§ Exercise prompt:
Tally the lines holding the word "chart" and state the count by itself.

§ Information shown:
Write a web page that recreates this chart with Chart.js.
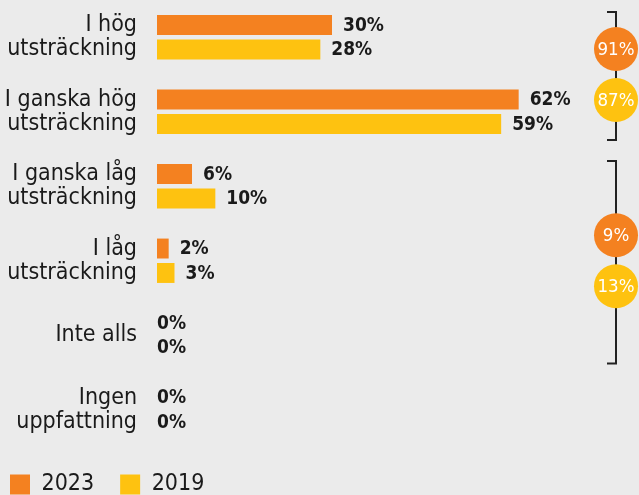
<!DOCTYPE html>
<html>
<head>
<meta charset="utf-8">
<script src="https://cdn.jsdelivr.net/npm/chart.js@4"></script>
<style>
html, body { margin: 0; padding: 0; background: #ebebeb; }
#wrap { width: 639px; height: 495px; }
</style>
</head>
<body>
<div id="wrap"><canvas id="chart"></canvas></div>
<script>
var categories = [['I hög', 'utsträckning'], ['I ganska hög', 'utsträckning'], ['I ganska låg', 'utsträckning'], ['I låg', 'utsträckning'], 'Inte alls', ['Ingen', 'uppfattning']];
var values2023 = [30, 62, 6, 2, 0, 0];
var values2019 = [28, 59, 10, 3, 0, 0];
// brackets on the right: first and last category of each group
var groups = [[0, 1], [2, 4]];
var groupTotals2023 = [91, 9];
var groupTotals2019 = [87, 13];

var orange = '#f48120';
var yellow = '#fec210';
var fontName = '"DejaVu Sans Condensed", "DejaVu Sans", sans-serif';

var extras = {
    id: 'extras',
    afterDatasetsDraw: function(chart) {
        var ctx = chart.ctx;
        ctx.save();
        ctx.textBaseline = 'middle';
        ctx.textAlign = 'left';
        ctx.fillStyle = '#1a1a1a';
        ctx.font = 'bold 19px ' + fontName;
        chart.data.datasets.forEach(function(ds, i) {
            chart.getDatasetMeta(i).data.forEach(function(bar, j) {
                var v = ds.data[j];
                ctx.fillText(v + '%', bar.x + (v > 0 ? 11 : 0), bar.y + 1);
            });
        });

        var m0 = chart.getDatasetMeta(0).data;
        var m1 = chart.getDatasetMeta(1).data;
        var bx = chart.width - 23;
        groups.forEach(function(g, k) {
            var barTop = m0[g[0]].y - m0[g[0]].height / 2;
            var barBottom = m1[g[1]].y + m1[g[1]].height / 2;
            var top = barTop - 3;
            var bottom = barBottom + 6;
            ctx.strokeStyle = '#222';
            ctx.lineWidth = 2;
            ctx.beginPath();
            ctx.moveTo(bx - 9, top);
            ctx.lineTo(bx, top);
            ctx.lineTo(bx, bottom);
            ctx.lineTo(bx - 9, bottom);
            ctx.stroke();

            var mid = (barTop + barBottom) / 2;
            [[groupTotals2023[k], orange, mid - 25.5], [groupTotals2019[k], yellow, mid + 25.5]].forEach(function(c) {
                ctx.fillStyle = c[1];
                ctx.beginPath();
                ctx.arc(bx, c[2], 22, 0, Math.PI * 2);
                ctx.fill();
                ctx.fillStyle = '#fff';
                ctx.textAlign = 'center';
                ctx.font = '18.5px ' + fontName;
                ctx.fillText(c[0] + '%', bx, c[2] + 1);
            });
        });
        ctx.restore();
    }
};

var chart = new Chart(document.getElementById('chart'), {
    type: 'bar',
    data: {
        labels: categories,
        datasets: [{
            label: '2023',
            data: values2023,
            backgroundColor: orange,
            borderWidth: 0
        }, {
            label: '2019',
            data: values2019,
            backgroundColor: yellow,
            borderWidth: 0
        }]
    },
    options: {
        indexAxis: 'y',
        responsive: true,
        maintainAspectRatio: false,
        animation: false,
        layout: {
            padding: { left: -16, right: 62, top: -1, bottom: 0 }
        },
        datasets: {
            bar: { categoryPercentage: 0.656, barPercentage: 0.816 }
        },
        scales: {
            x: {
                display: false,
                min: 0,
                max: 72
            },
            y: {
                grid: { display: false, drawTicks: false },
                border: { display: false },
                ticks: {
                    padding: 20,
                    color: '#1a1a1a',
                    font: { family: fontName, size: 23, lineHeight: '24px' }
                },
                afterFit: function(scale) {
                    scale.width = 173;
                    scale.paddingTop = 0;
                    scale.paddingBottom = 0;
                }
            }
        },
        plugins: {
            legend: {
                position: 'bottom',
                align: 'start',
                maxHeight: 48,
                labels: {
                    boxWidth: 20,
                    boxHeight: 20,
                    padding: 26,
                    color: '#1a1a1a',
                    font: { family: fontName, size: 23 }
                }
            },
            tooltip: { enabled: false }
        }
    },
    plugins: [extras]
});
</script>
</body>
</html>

§ Reply to the exercise:
11